Govt sets unrealistic data science skills goal

Stella Ndabeni-Abrahams, deputy minister in the Department of Telecommunications and Postal Services. (Photo source: GCIS)
Stella Ndabeni-Abrahams, deputy minister in the Department of Telecommunications and Postal Services. (Photo source: GCIS)

Government has committed to train a million young people between 2019 and 2030 to become data scientists.

This is the word from Stella Ndabeni-Abrahams, deputy minister in the Department of Telecommunications and Postal Services (DTPS).

As the demand for data scientists within the business and research fields grows exponentially, SA is under immense pressure to address this skills gap. Globally, the shortfall for data scientists is projected to be between five million and 10 million.

Furthermore, key projects such as the Square Kilometre Array and MeerKAT require these skills to interpret and analyse the vast amount of data that will be produced by the radio telescopes.

Ndabeni-Abrahams says government has a responsibility to provide people with skills that will ensure they can participate meaningfully in the fourth industrial revolution.

"We want to produce people with skills, people who have knowledge and can find solutions to the challenges we are facing. Ours is to build a knowledge-based society, which is why we are training one million people," she says.

Explaining what the DTPS has done so far, the deputy minister says it has visited Silicon Valley to learn crucial skills and is establishing partnerships with key ICT industry players to ensure the initiative is a success.

"We are in the process to make sure that we bring our own Silicon Valley here, to give South Africans an opportunity to develop their skills. In October, we will be meeting with the relevant stakeholders in the ICT field."

Argon Poorun, research analyst at Frost & Sullivan, notes organisations across multiple industries are increasingly realising the competitive value of advanced analytics.

In SA, the supply of talent that can perform advanced analytics is not keeping up with the demand, Poorun says. "Exacerbating factors to the shortage include a low supply of matriculants with maths and science; more lucrative career paths such as banking, engineering, mining, actuaries detracting from the talent pool; a bias in IT-related training towards male students; and job market distortions that have created challenging barriers to entry for certain race groups."

Unrealistic targets?

Moira de Roche, independent learning specialist and director of the Institute of IT Professionals SA, questions where the department is going to find these young people.

Unlike other professions, De Roche says, one can't just churn out data scientists; instead they need some specialist skills which are only built by experience of about five to eight years.

She explains that even if the education system produced sufficient candidates, not just anybody has the required qualities. "I think someone has picked a number out of the sky.

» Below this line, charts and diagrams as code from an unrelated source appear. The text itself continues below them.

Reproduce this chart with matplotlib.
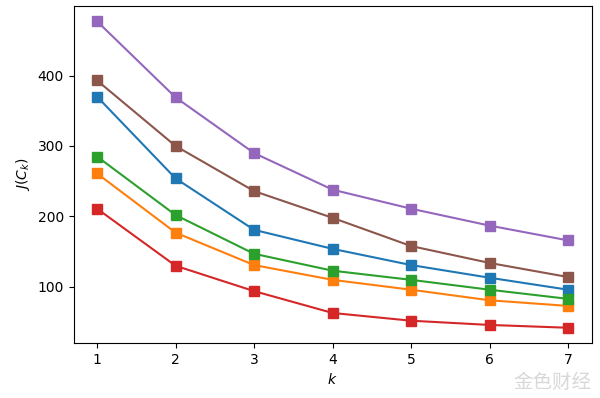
import numpy as np
import matplotlib
matplotlib.use('Agg')
import matplotlib.pyplot as plt

# number of clusters and cost curves J(C_k)
k = [1, 2, 3, 4, 5, 6, 7]
run_blue = [370, 254, 181, 154, 131, 113, 96]
run_orange = [261, 177, 131, 110, 96, 81, 73]
run_green = [285, 202, 147, 123, 110, 96, 83]
run_red = [211, 130, 94, 63, 52, 46, 42]
run_purple = [477, 369, 290, 238, 211, 187, 166]
run_brown = [393, 300, 236, 198, 158, 134, 114]

fig = plt.figure(figsize=(6, 3.98), dpi=100)
ax = fig.add_axes([0.1225, 0.138, 0.8635, 0.847])

for ys in [run_blue, run_orange, run_green, run_red, run_purple, run_brown]:
    ax.plot(k, ys, marker='s', markersize=7, linewidth=1.5)

ax.set_xlabel('$k$')
ax.set_ylabel('$J(C_k)$')
ax.set_yticks([100, 200, 300, 400])

# watermark
fig.text(0.985, 0.012, '金色财经', family=['Noto Sans CJK SC', 'DejaVu Sans'],
         fontsize=14, color='#d8d8d8', ha='right', va='bottom')

fig.savefig('out.png', dpi=100)
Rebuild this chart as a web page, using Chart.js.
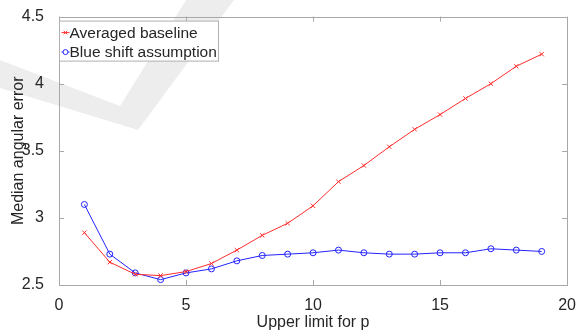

If you divide 1 000 000 by 12 years, that is 83 333 per year. I wonder if one million data scientists will be trained in this period in the entire world.

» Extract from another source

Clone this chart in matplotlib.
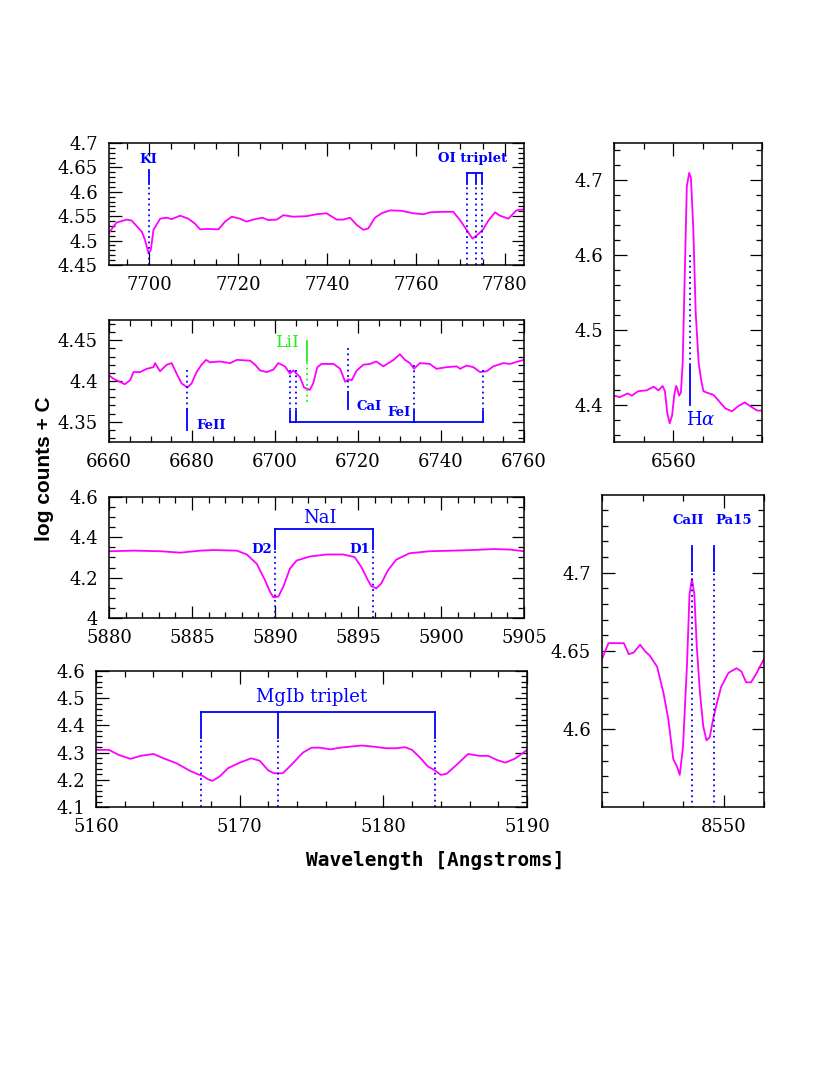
from __future__ import annotations

import matplotlib

matplotlib.use("Agg")
import matplotlib.pyplot as plt
from matplotlib.ticker import FuncFormatter, MultipleLocator


# ---------------------------------------------------------------------------
# Spectra (wavelength [A], log counts + C)
# ---------------------------------------------------------------------------

KI_WAVE = [7691.0, 7692.7, 7695.0, 7696.1, 7698.4, 7699.1, 7699.9, 7700.4,
           7701.0, 7702.5, 7704.0, 7705.1, 7707.0, 7708.8, 7710.3, 7711.5,
           7713.0, 7715.6, 7717.1, 7718.6, 7720.4, 7721.9, 7723.4, 7725.5,
           7726.8, 7728.7, 7730.2, 7732.4, 7735.4, 7737.7, 7739.9, 7742.2,
           7743.7, 7745.2, 7746.7, 7748.2, 7749.3, 7750.8, 7752.3, 7754.2,
           7756.8, 7759.4, 7761.7, 7763.2, 7766.1, 7768.4, 7769.9, 7771.4,
           7772.7, 7774.0, 7775.1, 7776.3, 7777.8, 7778.9, 7780.8, 7782.6,
           7784.3]
KI_FLUX = [4.516, 4.537, 4.543, 4.541, 4.518, 4.501, 4.474, 4.481,
           4.522, 4.545, 4.547, 4.544, 4.551, 4.545, 4.535, 4.523,
           4.524, 4.523, 4.539, 4.549, 4.545, 4.539, 4.543, 4.547,
           4.542, 4.543, 4.552, 4.549, 4.550, 4.554, 4.556, 4.543,
           4.543, 4.547, 4.532, 4.522, 4.525, 4.547, 4.556, 4.562,
           4.561, 4.556, 4.554, 4.558, 4.559, 4.559, 4.542, 4.522,
           4.504, 4.513, 4.523, 4.541, 4.558, 4.551, 4.545, 4.562,
           4.564]

LI_WAVE = [6660.0, 6661.0, 6662.2, 6663.8, 6665.1, 6665.9, 6667.5, 6669.1,
           6670.7, 6671.1, 6672.3, 6673.9, 6675.1, 6676.3, 6677.5, 6678.9,
           6679.9, 6681.1, 6682.3, 6683.4, 6684.3, 6686.7, 6689.2, 6690.8,
           6694.0, 6695.2, 6696.4, 6698.0, 6699.6, 6700.8, 6702.4, 6703.6,
           6704.4, 6706.0, 6707.0, 6708.4, 6709.2, 6710.2, 6711.2, 6714.1,
           6715.7, 6716.9, 6717.7, 6718.5, 6719.7, 6721.3, 6722.9, 6724.4,
           6726.1, 6728.6, 6730.1, 6731.3, 6732.5, 6733.5, 6734.9, 6737.3,
           6738.9, 6741.4, 6743.8, 6744.6, 6746.2, 6747.8, 6749.4, 6751.0,
           6752.6, 6755.0, 6756.6, 6758.6, 6760.0]
LI_FLUX = [4.407, 4.403, 4.400, 4.396, 4.401, 4.411, 4.411, 4.415,
           4.417, 4.422, 4.412, 4.420, 4.422, 4.409, 4.397, 4.392,
           4.397, 4.411, 4.420, 4.426, 4.423, 4.424, 4.422, 4.426,
           4.425, 4.420, 4.413, 4.411, 4.414, 4.422, 4.418, 4.409,
           4.413, 4.405, 4.392, 4.389, 4.397, 4.417, 4.421, 4.421,
           4.415, 4.399, 4.402, 4.401, 4.413, 4.420, 4.421, 4.424,
           4.418, 4.426, 4.433, 4.426, 4.422, 4.415, 4.422, 4.421,
           4.415, 4.417, 4.418, 4.415, 4.419, 4.417, 4.411, 4.412,
           4.418, 4.422, 4.421, 4.424, 4.426]

NA_WAVE = [5880.0, 5881.5, 5883.1, 5884.3, 5885.5, 5886.3, 5887.7, 5888.3,
           5888.9, 5889.4, 5889.7, 5889.9, 5890.2, 5890.5, 5890.9, 5891.3,
           5892.1, 5893.1, 5894.1, 5894.8, 5895.2, 5895.6, 5895.8, 5896.1,
           5896.4, 5896.8, 5897.3, 5898.1, 5899.3, 5900.7, 5901.9, 5903.2,
           5904.2, 5905.0]
NA_FLUX = [4.331, 4.334, 4.331, 4.324, 4.334, 4.337, 4.334, 4.315,
           4.269, 4.187, 4.130, 4.103, 4.106, 4.155, 4.245, 4.285,
           4.305, 4.315, 4.315, 4.302, 4.253, 4.187, 4.158, 4.147,
           4.171, 4.236, 4.289, 4.321, 4.331, 4.334, 4.337, 4.342,
           4.339, 4.331]

MG_WAVE = [5160.0, 5160.9, 5161.6, 5162.4, 5163.1, 5164.0, 5164.7, 5165.6,
           5166.5, 5167.1, 5167.4, 5167.8, 5168.1, 5168.6, 5169.2, 5170.0,
           5170.8, 5171.4, 5172.0, 5172.4, 5173.0, 5173.6, 5174.4, 5175.0,
           5175.6, 5176.3, 5177.0, 5177.7, 5178.5, 5179.3, 5180.2, 5180.9,
           5181.5, 5182.0, 5182.6, 5183.1, 5183.6, 5184.0, 5184.4, 5185.1,
           5185.9, 5186.7, 5187.3, 5187.9, 5188.5, 5189.2, 5190.0]
MG_FLUX = [4.310, 4.310, 4.291, 4.277, 4.288, 4.295, 4.279, 4.261,
           4.234, 4.220, 4.215, 4.202, 4.196, 4.212, 4.243, 4.263,
           4.279, 4.270, 4.234, 4.224, 4.224, 4.255, 4.300, 4.318,
           4.318, 4.312, 4.318, 4.322, 4.326, 4.322, 4.316, 4.316,
           4.320, 4.310, 4.279, 4.249, 4.234, 4.218, 4.222, 4.255,
           4.295, 4.288, 4.288, 4.273, 4.263, 4.279, 4.310]

HA_WAVE = [6550.0, 6551.0, 6552.3, 6553.0, 6554.1, 6555.5, 6556.7, 6557.5,
           6558.2, 6558.6, 6559.0, 6559.4, 6559.8, 6560.2, 6560.5, 6560.7,
           6561.0, 6561.3, 6561.6, 6562.0, 6562.3, 6562.7, 6563.0, 6563.4,
           6563.8, 6564.3, 6564.7, 6565.1, 6565.7, 6566.8, 6567.7, 6568.8,
           6569.9, 6571.0, 6572.1, 6573.0, 6574.2, 6575.0]
HA_FLUX = [4.412, 4.410, 4.415, 4.412, 4.418, 4.419, 4.424, 4.419,
           4.425, 4.418, 4.389, 4.375, 4.385, 4.414, 4.425, 4.421,
           4.412, 4.416, 4.456, 4.590, 4.692, 4.710, 4.703, 4.634,
           4.523, 4.456, 4.434, 4.418, 4.416, 4.413, 4.405, 4.395,
           4.391, 4.398, 4.403, 4.398, 4.392, 4.392]

CA_WAVE = [8535.0, 8535.8, 8537.0, 8537.7, 8538.3, 8538.9, 8539.7, 8540.3,
           8540.9, 8541.8, 8542.6, 8543.2, 8543.8, 8544.2, 8544.6, 8545.0,
           8545.5, 8545.8, 8546.1, 8546.4, 8546.7, 8547.1, 8547.5, 8547.9,
           8548.3, 8548.7, 8549.1, 8549.7, 8550.6, 8551.6, 8552.2, 8552.8,
           8553.4, 8554.1, 8555.0]
CA_FLUX = [4.645, 4.655, 4.655, 4.655, 4.648, 4.649, 4.654, 4.650,
           4.647, 4.640, 4.623, 4.606, 4.581, 4.577, 4.571, 4.589,
           4.642, 4.686, 4.696, 4.686, 4.653, 4.623, 4.602, 4.593,
           4.595, 4.606, 4.615, 4.627, 4.636, 4.639, 4.637, 4.630,
           4.630, 4.636, 4.645]

# line identifications
KI_LINE = 7699.9
OI_LINES = [7771.4, 7773.5, 7774.8]
FEII_LINE = 6678.9
FEI_LINES = [6703.6, 6705.0, 6733.5, 6750.0]
LII_LINE = 6707.8
CAI_LINE = 6717.5
NA_LINES = [5890.0, 5895.9]
NA_NAMES = ["D2", "D1"]
MG_LINES = [5167.3, 5172.7, 5183.6]
HA_LINE = 6562.9
CA_LINES = [8546.1, 8548.8]
CA_NAMES = ["CaII", "Pa15"]


# ---------------------------------------------------------------------------
# Helpers
# ---------------------------------------------------------------------------

FIG_W, FIG_H = 830, 1075
SPEC = "#ff00ff"
BLUE = "#0000ff"
GREEN = "#22ee22"
DOT = (0, (1, 2))


def px_box(x0: float, y0: float, x1: float, y1: float) -> list:
    """Pixel box (top-left origin) -> figure-fraction rect."""
    return [x0 / FIG_W, 1 - y1 / FIG_H, (x1 - x0) / FIG_W, (y1 - y0) / FIG_H]


def style_axis(ax, xlim, ylim, xmaj, xmin, ymaj, ymin) -> None:
    """SM-like box: inward ticks on every side."""
    ax.set_xlim(*xlim)
    ax.set_ylim(*ylim)
    ax.xaxis.set_major_locator(MultipleLocator(xmaj))
    ax.xaxis.set_minor_locator(MultipleLocator(xmin))
    ax.yaxis.set_major_locator(MultipleLocator(ymaj))
    ax.yaxis.set_minor_locator(MultipleLocator(ymin))
    fmt = FuncFormatter(lambda v, _: f"{v:.6g}")
    ax.xaxis.set_major_formatter(fmt)
    ax.yaxis.set_major_formatter(fmt)
    ax.tick_params(which="both", direction="in", top=True, right=True,
                   labelsize=13, pad=8)
    ax.tick_params(which="major", length=9, width=0.9)
    ax.tick_params(which="minor", length=4.5, width=0.9)


def mark(ax, x, y_dot0, y_dot1, y_solid, color=BLUE) -> None:
    """Dotted segment y_dot0..y_dot1, then solid y_dot1..y_solid."""
    ax.plot([x, x], [y_dot0, y_dot1], color=color, lw=1.3, ls=DOT)
    ax.plot([x, x], [y_dot1, y_solid], color=color, lw=1.3)


def bold_label(ax, x, y, s, ha="center") -> None:
    ax.text(x, y, s, color=BLUE, fontsize=9.5, fontweight="bold",
            ha=ha, va="center")


# ---------------------------------------------------------------------------
# Figure
# ---------------------------------------------------------------------------

plt.rcParams["font.family"] = ["DejaVu Serif"]
plt.rcParams["mathtext.fontset"] = "dejavuserif"
plt.rcParams["axes.linewidth"] = 1.1

fig = plt.figure(figsize=(FIG_W / 100, FIG_H / 100), dpi=100)

# KI / OI triplet
ax = fig.add_axes(px_box(109, 143, 524, 265))
ax.plot(KI_WAVE, KI_FLUX, color=SPEC, lw=1.3)
style_axis(ax, (7691, 7784.3), (4.45, 4.70), 20, 5, 0.05, 0.01)
mark(ax, KI_LINE, 4.45, 4.617, 4.644)
bold_label(ax, KI_LINE, 4.666, "KI")
for w in OI_LINES:
    mark(ax, w, 4.45, 4.617, 4.639)
ax.plot([OI_LINES[0], OI_LINES[-1]], [4.639, 4.639], color=BLUE, lw=1.3)
bold_label(ax, 7772.8, 4.668, "OI triplet")

# LiI region
ax = fig.add_axes(px_box(109, 320, 524, 442))
ax.plot(LI_WAVE, LI_FLUX, color=SPEC, lw=1.3)
style_axis(ax, (6660, 6760), (4.325, 4.475), 20, 5, 0.05, 0.01)
mark(ax, FEII_LINE, 4.414, 4.365, 4.340)
bold_label(ax, FEII_LINE + 2.2, 4.345, "FeII", ha="left")
for w, top in zip(FEI_LINES, [4.413, 4.413, 4.420, 4.413]):
    mark(ax, w, top, 4.363, 4.350)
ax.plot([FEI_LINES[0], FEI_LINES[-1]], [4.350, 4.350], color=BLUE, lw=1.3)
bold_label(ax, 6729.9, 4.361, "FeI")
mark(ax, CAI_LINE, 4.440, 4.387, 4.365)
bold_label(ax, CAI_LINE + 2.2, 4.369, "CaI", ha="left")
mark(ax, LII_LINE, 4.374, 4.424, 4.449, color=GREEN)
ax.text(6703.1, 4.447, "LiI", color=GREEN, fontsize=12.5, ha="center", va="center")

# NaI doublet
ax = fig.add_axes(px_box(109, 497, 524, 618))
ax.plot(NA_WAVE, NA_FLUX, color=SPEC, lw=1.3)
style_axis(ax, (5880, 5905), (4.0, 4.6), 5, 1, 0.2, 0.05)
for w, name in zip(NA_LINES, NA_NAMES):
    mark(ax, w, 4.0, 4.342, 4.443)
    bold_label(ax, w - 0.15, 4.339, name, ha="right")
ax.plot(NA_LINES, [4.443, 4.443], color=BLUE, lw=1.3)
ax.text(5892.7, 4.494, "NaI", color=BLUE, fontsize=13, ha="center", va="center")

# MgIb triplet
ax = fig.add_axes(px_box(96, 671, 527, 807))
ax.plot(MG_WAVE, MG_FLUX, color=SPEC, lw=1.3)
style_axis(ax, (5160, 5190), (4.1, 4.6), 10, 2, 0.1, 0.02)
for w in MG_LINES:
    mark(ax, w, 4.1, 4.352, 4.450)
ax.plot([MG_LINES[0], MG_LINES[-1]], [4.450, 4.450], color=BLUE, lw=1.3)
ax.text(5175.0, 4.505, "MgIb triplet", color=BLUE, fontsize=13,
        ha="center", va="center")

# H alpha
ax = fig.add_axes(px_box(614, 143, 762, 442))
ax.plot(HA_WAVE, HA_FLUX, color=SPEC, lw=1.3)
style_axis(ax, (6550, 6575), (4.35, 4.75), 20, 5, 0.1, 0.02)
mark(ax, HA_LINE, 4.600, 4.452, 4.400)
ax.text(6564.6, 4.380, r"H$\alpha$", color=BLUE, fontsize=13,
        ha="center", va="center")

# CaII / Pa15
ax = fig.add_axes(px_box(602, 495, 764, 807))
ax.plot(CA_WAVE, CA_FLUX, color=SPEC, lw=1.3)
style_axis(ax, (8535, 8555), (4.5505, 4.7495), 50, 5, 0.05, 0.01)
for w, name, xt in zip(CA_LINES, CA_NAMES, [8545.6, 8551.2]):
    mark(ax, w, 4.55, 4.701, 4.717)
    bold_label(ax, xt, 4.733, name)

# shared axis titles
fig.text(44 / FIG_W, 1 - 469 / FIG_H, "log counts + C", rotation=90,
         family="Liberation Sans", fontweight="bold", fontsize=15,
         ha="center", va="center")
fig.text(435 / FIG_W, 1 - 861 / FIG_H, "Wavelength [Angstroms]",
         family="DejaVu Sans Mono", fontweight="bold", fontsize=14,
         ha="center", va="center")

fig.savefig("out.png", dpi=100)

"With programming or coding, all that is required is logic ability. To be a data scientist you need analytical skills, and an ability to envision what outcomes might be achieved with, for example, data modelling. An understanding of architecture is essential. And then there is the added requirement to be conversant with new technologies like machine learning."

To achieve its target, De Roche advises that the DTPS would need to consult even more widely than it already has and come up with a plan. This, she says, starts with getting graduates with the right skills sets, and then forming a long-term plan for how they will develop the right experience.

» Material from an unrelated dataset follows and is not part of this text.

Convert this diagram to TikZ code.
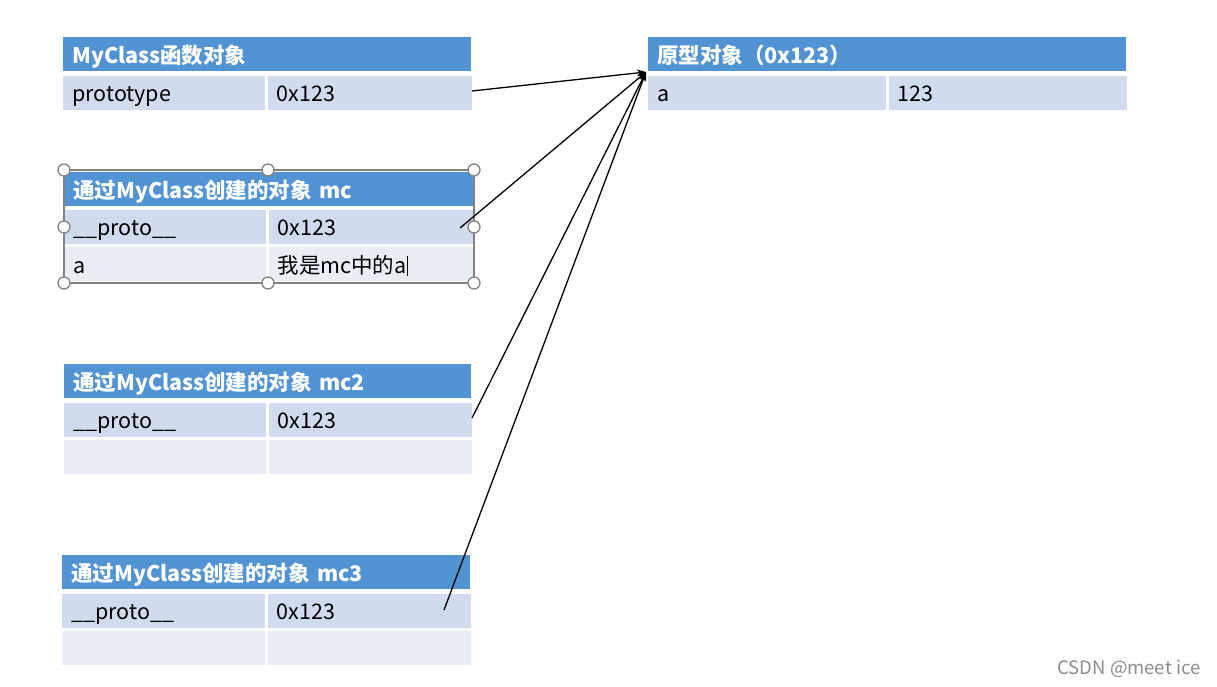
\documentclass[tikz,border=0pt]{standalone}
\usepackage{fontspec}
\setmainfont{Noto Sans CJK SC}
\usetikzlibrary{positioning,arrows.meta}

\definecolor{hdrblue}{RGB}{82,148,211}
\definecolor{rowdark}{RGB}{208,220,238}
\definecolor{rowlight}{RGB}{232,237,246}
\definecolor{selgray}{RGB}{130,130,130}

\newcommand{\cellfont}{\fontsize{21.5}{24}\selectfont}

\begin{document}
\begin{tikzpicture}[
    x=1pt, y=-1pt,
    hdr/.style={fill=hdrblue, text=white, font=\cellfont\bfseries, anchor=north west,
        inner xsep=9pt, inner ysep=0pt, minimum height=34pt, text width=#1, align=left,
        text height=18pt, text depth=0pt},
    keycell/.style={fill=rowdark, font=\cellfont, inner xsep=9pt, inner ysep=0pt,
        minimum height=34pt, text width=#1, align=left, text height=18pt, text depth=0pt},
    valcell/.style={keycell=#1},
    keylight/.style={keycell=#1, fill=rowlight},
    vallight/.style={keycell=#1, fill=rowlight},
    ptr/.style={-{Stealth[length=9pt,width=7pt]}, line width=1.3pt},
    handle/.style={circle, draw=selgray, fill=white, line width=1.3pt, inner sep=0pt, minimum size=12pt}
]
    \useasboundingbox (0,0) rectangle (1217,687);

    % MyClass function object
    \node[hdr=390pt] (fnh) at (63,37) {MyClass函数对象};
    \node[keycell=184pt, below right=4pt and 0pt of fnh.south west] (fnk) {prototype};
    \node[valcell=186pt, right=2pt of fnk] (fnv) {0x123};

    % prototype object
    \node[hdr=460pt] (protoh) at (648,37) {原型对象（0x123）};
    \node[keycell=220pt, below right=4pt and 0pt of protoh.south west] (protok) {a};
    \node[valcell=220pt, right=2pt of protok] (protov) {123};

    % mc
    \node[hdr=391pt] (mch) at (64,172) {通过MyClass创建的对象 mc};
    \node[keycell=184pt, below right=3pt and 0pt of mch.south west] (mck1) {\_\_proto\_\_};
    \node[valcell=187pt, right=2pt of mck1] (mcv1) {0x123};
    \node[keylight=184pt, below right=3pt and 0pt of mck1.south west] (mck2) {a};
    \node[vallight=187pt, right=2pt of mck2] (mcv2) {我是mc中的a\rule[-3pt]{1pt}{20pt}};

    % mc2
    \node[hdr=389pt] (mc2h) at (64,364) {通过MyClass创建的对象 mc2};
    \node[keycell=184pt, below right=4pt and 0pt of mc2h.south west] (mc2k1) {\_\_proto\_\_};
    \node[valcell=185pt, right=2pt of mc2k1] (mc2v1) {0x123};
    \node[keylight=184pt, below right=3pt and 0pt of mc2k1.south west] (mc2k2) {};
    \node[vallight=185pt, right=2pt of mc2k2] (mc2v2) {};

    % mc3
    \node[hdr=390pt] (mc3h) at (62,555) {通过MyClass创建的对象 mc3};
    \node[keycell=185pt, below right=4pt and 0pt of mc3h.south west] (mc3k1) {\_\_proto\_\_};
    \node[valcell=185pt, right=2pt of mc3k1] (mc3v1) {0x123};
    \node[keylight=185pt, below right=3pt and 0pt of mc3k1.south west] (mc3k2) {};
    \node[vallight=185pt, right=2pt of mc3k2] (mc3v2) {};

    % selection frame round mc
    \draw[selgray, line width=1.2pt] (64,170) rectangle (474,283);
    \foreach \hx/\hy in {64/170, 268/170, 474/170, 64/227, 474/227, 64/283, 268/283, 474/283}
        \node[handle] at (\hx,\hy) {};

    % pointers
    \coordinate (tip) at (646,72);
    \coordinate (fnp) at (472,91);
    \coordinate (mcp) at (460,228);
    \coordinate (mc2p) at (472,418);
    \coordinate (mc3p) at (444,610);
    \foreach \src in {fnp, mcp, mc2p, mc3p}
        \draw[ptr] (\src) -- (tip);

    \node[text=gray!90, font=\fontsize{18.5}{20}\selectfont, anchor=east] (mark) at (1204,669) {CSDN @meet ice};
\end{tikzpicture}
\end{document}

"It needs a serious long-term project which is staffed by people who understand career development. Finally, they have to accept that this target is unrealistic, and revise the target to something more achievable."

Poorun believes the telecoms ministry will have to develop and fund training programmes to help young South Africans develop the necessary skills.

"These programmes should involve a mix of theoretical and project-based learning. There is lucrative potential in creating these programmes in collaboration with the industry's stakeholders who have an increasing demand for these skills. As demand increases, and the data analyst career path becomes more viable or lucrative, there will be a flux of individuals from other sectors which will provide a large talent pool for in-house training programmes."

Tough task ahead

Shaun Dippnall, CEO of Explore Data Science Academy (EDSA), says aiming to train a million young people is a great idea but it will be tough.

For our economy to thrive and survive, we need to be producing data scientists locally because the businesses of the future are around artificial intelligence and using data to make decisions, he says.

"It will be tough to get a million; even getting a hundred-thousand is tough. Data science is difficult and tricky; it's not like everybody can wake up and become a data scientist."

Founded by Dippnall and his partners, EDSA launched in Cape Town earlier this year and is one of the first institutions in the country focused on data science, and aims to produce data scientists at scale.

According to Dippnall, data scientists typically come through universities, and these institutions are quite exclusive with lots of barriers to entry. South Africa's universities are producing between 100 and 200 data scientists a year.

There are plans to launch another EDSA campus in Gauteng next year that will be able to accommodate 400 students and then eventually 1 000, states Dippnall. "I think we will be the biggest supplier of data scientists in the country, but a thousand a year is a long way from a million."